En ce qui concerne la 5G, il existe déjà des travaux dits de « bac à sable » et des expérimentations sont en cours.
Je m’engage personnellement à ce que vous soyez directement associés au dialogue de fond que nous engageons et à ce que des réponses précises soient apportées à vos interrogations.
L’absence d’adoption d’un tel amendement par la Haute Assemblée aurait des conséquences pour le moins paradoxales. D’une part, cela retarderait l’entrée en vigueur d’un dispositif qui me paraît essentiel par rapport à vos préoccupations de sécurité nationale. D’autre part, l’attente de l’adoption d’un tel dispositif juridique entretiendrait une incertitude pour les investissements des opérateurs, ainsi que pour ceux des fournisseurs d’équipements.
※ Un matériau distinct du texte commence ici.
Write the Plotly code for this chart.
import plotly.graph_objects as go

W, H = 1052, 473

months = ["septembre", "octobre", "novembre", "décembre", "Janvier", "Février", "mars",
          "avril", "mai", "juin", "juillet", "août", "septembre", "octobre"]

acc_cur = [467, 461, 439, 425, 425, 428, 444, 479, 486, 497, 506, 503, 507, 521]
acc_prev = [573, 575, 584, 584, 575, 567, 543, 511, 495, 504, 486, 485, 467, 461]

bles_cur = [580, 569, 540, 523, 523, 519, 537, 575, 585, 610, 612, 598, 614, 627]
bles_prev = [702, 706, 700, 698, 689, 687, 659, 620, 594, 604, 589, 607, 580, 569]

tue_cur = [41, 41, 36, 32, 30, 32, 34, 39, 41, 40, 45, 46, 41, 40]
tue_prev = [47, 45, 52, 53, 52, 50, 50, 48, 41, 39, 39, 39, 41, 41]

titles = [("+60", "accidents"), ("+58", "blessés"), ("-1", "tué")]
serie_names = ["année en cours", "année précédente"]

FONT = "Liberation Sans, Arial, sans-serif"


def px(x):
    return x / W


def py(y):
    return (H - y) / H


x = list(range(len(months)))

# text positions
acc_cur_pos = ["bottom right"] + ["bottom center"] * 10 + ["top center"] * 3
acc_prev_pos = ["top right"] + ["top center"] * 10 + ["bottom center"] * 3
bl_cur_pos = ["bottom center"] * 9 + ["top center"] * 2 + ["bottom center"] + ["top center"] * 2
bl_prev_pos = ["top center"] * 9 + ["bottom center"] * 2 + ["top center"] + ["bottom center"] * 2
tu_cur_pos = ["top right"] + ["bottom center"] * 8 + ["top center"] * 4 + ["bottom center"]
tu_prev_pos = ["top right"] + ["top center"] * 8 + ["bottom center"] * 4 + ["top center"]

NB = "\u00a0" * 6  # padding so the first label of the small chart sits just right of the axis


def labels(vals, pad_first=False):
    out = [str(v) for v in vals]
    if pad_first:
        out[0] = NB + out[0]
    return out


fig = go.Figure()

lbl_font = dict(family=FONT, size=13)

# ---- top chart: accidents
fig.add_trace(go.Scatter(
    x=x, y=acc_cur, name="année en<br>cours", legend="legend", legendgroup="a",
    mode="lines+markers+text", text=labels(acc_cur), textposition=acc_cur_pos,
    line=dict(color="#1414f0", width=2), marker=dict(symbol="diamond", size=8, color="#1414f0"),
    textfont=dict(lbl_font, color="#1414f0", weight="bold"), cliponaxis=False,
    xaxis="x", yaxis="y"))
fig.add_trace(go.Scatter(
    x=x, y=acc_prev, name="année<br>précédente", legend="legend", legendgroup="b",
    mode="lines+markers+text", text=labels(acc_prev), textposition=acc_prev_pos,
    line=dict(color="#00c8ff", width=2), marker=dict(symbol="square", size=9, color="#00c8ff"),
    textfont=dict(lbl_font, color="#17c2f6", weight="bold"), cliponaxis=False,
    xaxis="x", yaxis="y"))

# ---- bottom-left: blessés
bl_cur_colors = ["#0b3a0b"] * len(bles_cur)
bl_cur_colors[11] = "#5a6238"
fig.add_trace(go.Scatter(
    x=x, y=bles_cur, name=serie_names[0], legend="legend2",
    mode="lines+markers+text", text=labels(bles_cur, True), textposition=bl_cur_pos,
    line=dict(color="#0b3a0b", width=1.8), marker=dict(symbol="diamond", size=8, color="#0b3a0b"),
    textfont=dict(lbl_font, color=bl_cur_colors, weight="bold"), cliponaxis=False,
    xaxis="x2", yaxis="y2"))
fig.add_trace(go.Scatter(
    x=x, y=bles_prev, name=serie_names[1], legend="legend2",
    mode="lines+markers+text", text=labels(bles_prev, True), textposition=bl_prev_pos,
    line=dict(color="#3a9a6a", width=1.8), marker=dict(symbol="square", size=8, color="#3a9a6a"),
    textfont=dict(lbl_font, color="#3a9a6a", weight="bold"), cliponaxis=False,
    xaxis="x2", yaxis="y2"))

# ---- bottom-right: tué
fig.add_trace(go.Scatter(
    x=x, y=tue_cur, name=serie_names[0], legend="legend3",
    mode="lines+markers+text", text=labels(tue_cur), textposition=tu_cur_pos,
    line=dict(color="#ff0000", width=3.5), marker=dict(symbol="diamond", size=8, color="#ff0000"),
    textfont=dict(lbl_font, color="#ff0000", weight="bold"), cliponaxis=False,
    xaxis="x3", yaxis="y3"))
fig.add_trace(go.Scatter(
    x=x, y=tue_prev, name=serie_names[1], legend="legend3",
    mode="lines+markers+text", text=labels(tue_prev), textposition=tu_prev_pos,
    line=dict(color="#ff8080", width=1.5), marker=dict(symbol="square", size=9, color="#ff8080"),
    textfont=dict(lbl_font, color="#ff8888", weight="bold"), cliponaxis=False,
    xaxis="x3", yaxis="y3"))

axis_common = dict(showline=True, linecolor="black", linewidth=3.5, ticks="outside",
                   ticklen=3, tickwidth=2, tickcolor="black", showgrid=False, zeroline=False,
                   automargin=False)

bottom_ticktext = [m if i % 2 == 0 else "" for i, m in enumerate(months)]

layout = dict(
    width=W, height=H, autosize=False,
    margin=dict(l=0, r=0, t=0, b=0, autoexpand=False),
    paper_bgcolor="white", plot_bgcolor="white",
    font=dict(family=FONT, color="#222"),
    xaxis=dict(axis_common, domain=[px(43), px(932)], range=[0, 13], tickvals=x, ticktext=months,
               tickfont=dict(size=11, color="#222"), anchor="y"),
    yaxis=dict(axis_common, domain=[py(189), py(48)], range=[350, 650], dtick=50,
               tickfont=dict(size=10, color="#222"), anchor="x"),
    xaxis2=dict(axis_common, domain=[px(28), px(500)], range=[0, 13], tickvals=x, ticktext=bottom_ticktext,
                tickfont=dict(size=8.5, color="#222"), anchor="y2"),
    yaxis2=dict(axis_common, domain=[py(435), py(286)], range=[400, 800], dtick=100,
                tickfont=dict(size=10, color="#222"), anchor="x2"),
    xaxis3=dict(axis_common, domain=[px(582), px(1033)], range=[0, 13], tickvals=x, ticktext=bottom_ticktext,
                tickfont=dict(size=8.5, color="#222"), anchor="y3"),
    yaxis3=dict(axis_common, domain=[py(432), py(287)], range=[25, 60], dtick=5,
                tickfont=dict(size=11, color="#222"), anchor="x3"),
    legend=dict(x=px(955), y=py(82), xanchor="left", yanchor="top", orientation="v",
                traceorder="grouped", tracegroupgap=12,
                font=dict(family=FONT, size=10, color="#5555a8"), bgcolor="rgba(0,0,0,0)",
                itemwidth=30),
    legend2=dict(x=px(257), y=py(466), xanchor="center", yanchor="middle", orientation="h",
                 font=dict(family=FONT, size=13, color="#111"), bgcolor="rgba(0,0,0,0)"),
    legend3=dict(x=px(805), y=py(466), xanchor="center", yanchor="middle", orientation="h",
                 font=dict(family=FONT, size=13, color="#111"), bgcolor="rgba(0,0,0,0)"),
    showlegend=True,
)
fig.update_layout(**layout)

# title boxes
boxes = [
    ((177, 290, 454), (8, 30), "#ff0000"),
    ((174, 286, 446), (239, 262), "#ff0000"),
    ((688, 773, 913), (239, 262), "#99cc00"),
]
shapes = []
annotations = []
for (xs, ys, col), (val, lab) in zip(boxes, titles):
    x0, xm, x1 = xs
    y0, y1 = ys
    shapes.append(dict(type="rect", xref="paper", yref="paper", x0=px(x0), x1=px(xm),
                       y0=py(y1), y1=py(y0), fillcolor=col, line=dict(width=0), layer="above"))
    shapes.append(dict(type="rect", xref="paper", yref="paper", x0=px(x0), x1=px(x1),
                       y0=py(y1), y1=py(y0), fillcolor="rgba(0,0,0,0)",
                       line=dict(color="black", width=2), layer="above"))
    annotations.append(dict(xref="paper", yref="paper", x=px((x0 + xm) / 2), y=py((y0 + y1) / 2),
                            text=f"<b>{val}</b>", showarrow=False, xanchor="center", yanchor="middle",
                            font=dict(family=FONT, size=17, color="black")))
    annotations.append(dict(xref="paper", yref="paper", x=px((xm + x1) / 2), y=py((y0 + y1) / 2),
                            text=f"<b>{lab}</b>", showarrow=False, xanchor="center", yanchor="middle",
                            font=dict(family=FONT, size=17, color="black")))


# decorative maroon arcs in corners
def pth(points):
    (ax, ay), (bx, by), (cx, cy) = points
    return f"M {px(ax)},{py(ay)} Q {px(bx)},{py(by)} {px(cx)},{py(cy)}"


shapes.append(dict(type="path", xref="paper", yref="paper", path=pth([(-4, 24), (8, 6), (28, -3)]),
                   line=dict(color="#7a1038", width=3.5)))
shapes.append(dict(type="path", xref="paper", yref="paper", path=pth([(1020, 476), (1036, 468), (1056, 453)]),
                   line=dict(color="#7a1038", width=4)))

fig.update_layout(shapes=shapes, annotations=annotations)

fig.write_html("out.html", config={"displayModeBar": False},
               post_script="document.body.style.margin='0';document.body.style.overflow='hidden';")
Vous savez qu’il existe aujourd’hui trois fournisseurs d’équipements : Ericsson, Huawei et Nokia. Ils ne sont pas tous au même niveau de maturité technologique et l’un des enjeux est de leur donner envie d’investir afin que nous puissions conserver notre souveraineté, lorsque nous devons choisir tel ou tel équipement. Le plus français de ces fournisseurs, si je peux me permettre de le dire ainsi, est Nokia, dont les laboratoires 5G sont situés en France, mais ce n’est pas nécessairement celui qui a la plus grande force de frappe en matière d’investissements et de recherche et développement.
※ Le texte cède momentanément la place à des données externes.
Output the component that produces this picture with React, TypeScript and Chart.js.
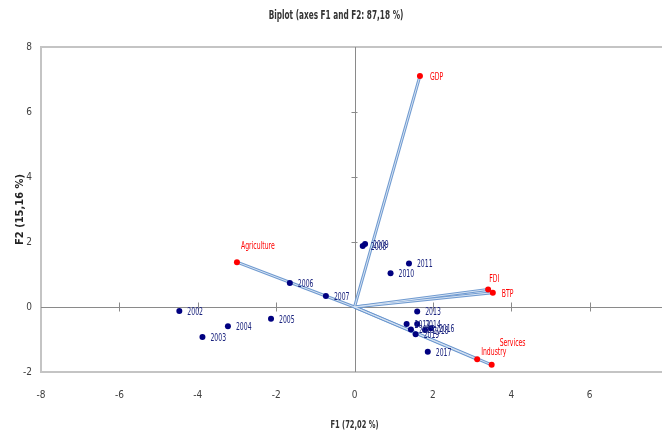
import React, { useEffect, useRef } from 'react';
import { Chart, registerables } from 'chart.js';

Chart.register(...registerables);

// ---- data ----
const years = ['2002', '2003', '2004', '2005', '2006', '2007', '2008', '2009', '2010', '2011', '2012', '2013', '2014', '2015', '2016', '2017', '2018', '2019'];
const obsF1 = [-4.47, -3.88, -3.23, -2.13, -1.65, -0.73, 0.21, 0.27, 0.92, 1.39, 1.33, 1.6, 1.6, 1.44, 1.95, 1.87, 1.8, 1.56];
const obsF2 = [-0.12, -0.92, -0.59, -0.36, 0.74, 0.34, 1.88, 1.94, 1.04, 1.34, -0.52, -0.14, -0.52, -0.69, -0.65, -1.38, -0.71, -0.84];

const variables = ['Agriculture', 'GDP', 'FDI', 'BTP', 'Industry', 'Services'];
const varF1 = [-3.0, 1.67, 3.41, 3.53, 3.13, 3.5];
const varF2 = [1.38, 7.11, 0.54, 0.44, -1.61, -1.78];

const xRange = [-8, 8];
const yRange = [-2, 8];
const tickStep = 2;

const titleText = 'Biplot (axes F1 and F2: 87,18 %)';
const xTitle = 'F1 (72,02 %)';
const yTitle = 'F2 (15,16 %)';

// ---- styles ----
const FONT = "'DejaVu Sans Condensed', 'Liberation Sans', sans-serif";
const obsColor = '#000080';
const varColor = '#FF0000';
const obsLabelOffset: [number, number] = [8, 1];
const varLabelOffsets: Record<string, [number, number]> = {
  Agriculture: [4, -16],
  GDP: [10, 1],
  FDI: [1, -10],
  BTP: [9, 1],
  Industry: [4, -7],
  Services: [8, -22],
};

function squishText(ctx: CanvasRenderingContext2D, text: string, x: number, y: number, sx: number, align: CanvasTextAlign) {
  ctx.save();
  ctx.translate(x, y);
  ctx.scale(sx, 1);
  ctx.textAlign = align;
  ctx.textBaseline = 'middle';
  ctx.fillText(text, 0, 0);
  ctx.restore();
}

const decorPlugin = {
  id: 'decor',
  beforeDatasetsDraw(chart: any) {
    const { ctx, chartArea: a, scales } = chart;
    const xs = scales.x;
    const ys = scales.y;
    const x0 = xs.getPixelForValue(0);
    const y0 = ys.getPixelForValue(0);
    ctx.save();
    // plot border
    ctx.strokeStyle = '#C4C4C4';
    ctx.lineWidth = 2;
    ctx.strokeRect(a.left, a.top, a.right - a.left + 10, a.bottom - a.top);
    // zero lines
    ctx.strokeStyle = '#8A8A8A';
    ctx.lineWidth = 1;
    ctx.beginPath();
    ctx.moveTo(a.left, Math.round(y0) + 0.5);
    ctx.lineTo(a.right + 10, Math.round(y0) + 0.5);
    ctx.moveTo(Math.round(x0) + 0.5, a.top);
    ctx.lineTo(Math.round(x0) + 0.5, a.bottom);
    // tick marks on zero lines
    for (let v = xRange[0] + tickStep; v < xRange[1]; v += tickStep) {
      if (v === 0) continue;
      const px = Math.round(xs.getPixelForValue(v)) + 0.5;
      ctx.moveTo(px, y0 - 4.5);
      ctx.lineTo(px, y0 + 4.5);
    }
    for (let v = yRange[0] + tickStep; v < yRange[1]; v += tickStep) {
      if (v === 0) continue;
      const py = Math.round(ys.getPixelForValue(v)) + 0.5;
      ctx.moveTo(x0 - 3, py);
      ctx.lineTo(x0 + 3, py);
    }
    ctx.stroke();
    ctx.restore();
  },
  afterDraw(chart: any) {
    const { ctx, chartArea: a } = chart;
    ctx.save();
    ctx.fillStyle = '#333333';
    ctx.font = `bold 12px ${FONT}`;
    squishText(ctx, titleText, 336, 16, 0.68, 'center');
    ctx.font = `bold 11px ${FONT}`;
    ctx.fillStyle = '#333333';
    squishText(ctx, xTitle, chart.scales.x.getPixelForValue(0), 425, 0.68, 'center');
    ctx.restore();
  },
};

const labelPlugin = {
  id: 'pointLabels',
  afterDatasetsDraw(chart: any) {
    const { ctx } = chart;
    ctx.save();
    chart.data.datasets.forEach((ds: any, di: number) => {
      if (!ds.pointNames) return;
      const meta = chart.getDatasetMeta(di);
      meta.data.forEach((el: any, i: number) => {
        const name = ds.pointNames[i];
        const off = ds.isVar ? varLabelOffsets[name] : obsLabelOffset;
        ctx.fillStyle = ds.isVar ? varColor : '#1A237E';
        ctx.font = `11px ${FONT}`;
        squishText(ctx, name, el.x + off[0], el.y + off[1], 0.62, 'left');
      });
    });
    ctx.restore();
  },
};

export default function App() {
  const ref = useRef<HTMLCanvasElement | null>(null);

  useEffect(() => {
    if (!ref.current) return;
    const lineOuter = variables.map((v, i) => ({
      type: 'line' as const,
      data: [{ x: 0, y: 0 }, { x: varF1[i], y: varF2[i] }],
      borderColor: '#6F9AD0',
      borderWidth: 3,
      pointRadius: 0,
      showLine: true,
      fill: false,
      order: 5,
    }));
    const lineInner = variables.map((v, i) => ({
      type: 'line' as const,
      data: [{ x: 0, y: 0 }, { x: varF1[i], y: varF2[i] }],
      borderColor: '#D6E3F3',
      borderWidth: 1,
      pointRadius: 0,
      showLine: true,
      fill: false,
      order: 4,
    }));
    const chart = new Chart(ref.current, {
      type: 'scatter',
      data: {
        datasets: [
          {
            data: years.map((y, i) => ({ x: obsF1[i], y: obsF2[i] })),
            pointNames: years,
            isVar: false,
            backgroundColor: obsColor,
            borderColor: obsColor,
            pointRadius: 3,
            pointBorderWidth: 0,
            order: 1,
          } as any,
          {
            data: variables.map((v, i) => ({ x: varF1[i], y: varF2[i] })),
            pointNames: variables,
            isVar: true,
            backgroundColor: varColor,
            borderColor: varColor,
            pointRadius: 3,
            pointBorderWidth: 0,
            order: 1,
          } as any,
          ...lineOuter,
          ...lineInner,
        ],
      },
      options: {
        responsive: false,
        animation: false,
        devicePixelRatio: 1,
        layout: { padding: { top: 47, left: 0, right: 4, bottom: 0 } },
        plugins: {
          legend: { display: false },
          tooltip: { enabled: false },
          title: { display: false },
        },
        scales: {
          x: {
            type: 'linear',
            min: xRange[0],
            max: xRange[1],
            grid: { display: false, drawTicks: false, tickLength: 0 },
            border: { display: false },
            ticks: {
              stepSize: tickStep,
              padding: 4,
              color: '#404040',
              font: { family: FONT, size: 10, lineHeight: '38px' },
              callback: (v: any) => (v === xRange[1] ? '' : String(v)),
            },
            title: { display: false },
            afterFit: (s: any) => {
              s.height = 59;
            },
          },
          y: {
            type: 'linear',
            min: yRange[0],
            max: yRange[1],
            grid: { display: false, drawTicks: false, tickLength: 0 },
            border: { display: false },
            ticks: {
              stepSize: tickStep,
              padding: 9,
              color: '#404040',
              font: { family: FONT, size: 10 },
            },
            title: {
              display: true,
              text: yTitle,
              color: '#222222',
              font: { family: FONT, size: 11, weight: 'bold', lineHeight: 1.2 },
              padding: { top: 14, bottom: 0 },
            },
            afterFit: (s: any) => {
              s.width = 41;
            },
          },
        },
      } as any,
      plugins: [decorPlugin, labelPlugin],
    });
    return () => chart.destroy();
  }, []);

  return (
    <div style={{ position: 'fixed', left: 0, top: 0, width: 662, height: 431, overflow: 'hidden', background: '#fff' }}>
      <canvas ref={ref} width={672} height={431} style={{ display: 'block' }} />
    </div>
  );
}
Si ces fournisseurs ne connaissent pas le dispositif d’encadrement, ils peuvent s’interroger sur le niveau d’efforts à fournir. Or ces investissements sont nécessaires pour assurer la couverture numérique du territoire, et également parce que la 4G est un élément de fragilité.
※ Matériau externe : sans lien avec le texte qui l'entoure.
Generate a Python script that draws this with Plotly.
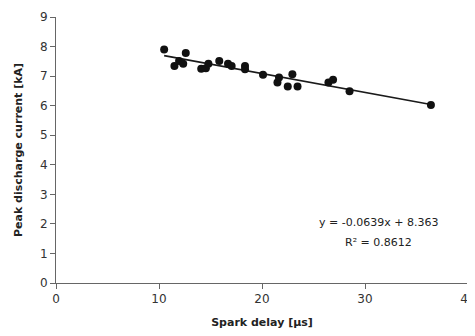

J’insiste beaucoup sur la 5G qui, en tant que technologie de rupture, présente une fragilité potentielle pour notre souveraineté, mais le déploiement de la 4G et tout ce que nous faisons pour le New Deal conduisent à équiper de manière très importante tout le territoire et nous devons donc rester très vigilants sur l’ensemble de ces équipements.
Bien entendu, le Gouvernement maintiendra son attention et soumettra de nouveau le projet au Parlement, mais nous savons tous combien notre temps est précieux et limité. C’est pourquoi je vous invite à nous soutenir dans cette démarche, en adoptant cet amendement.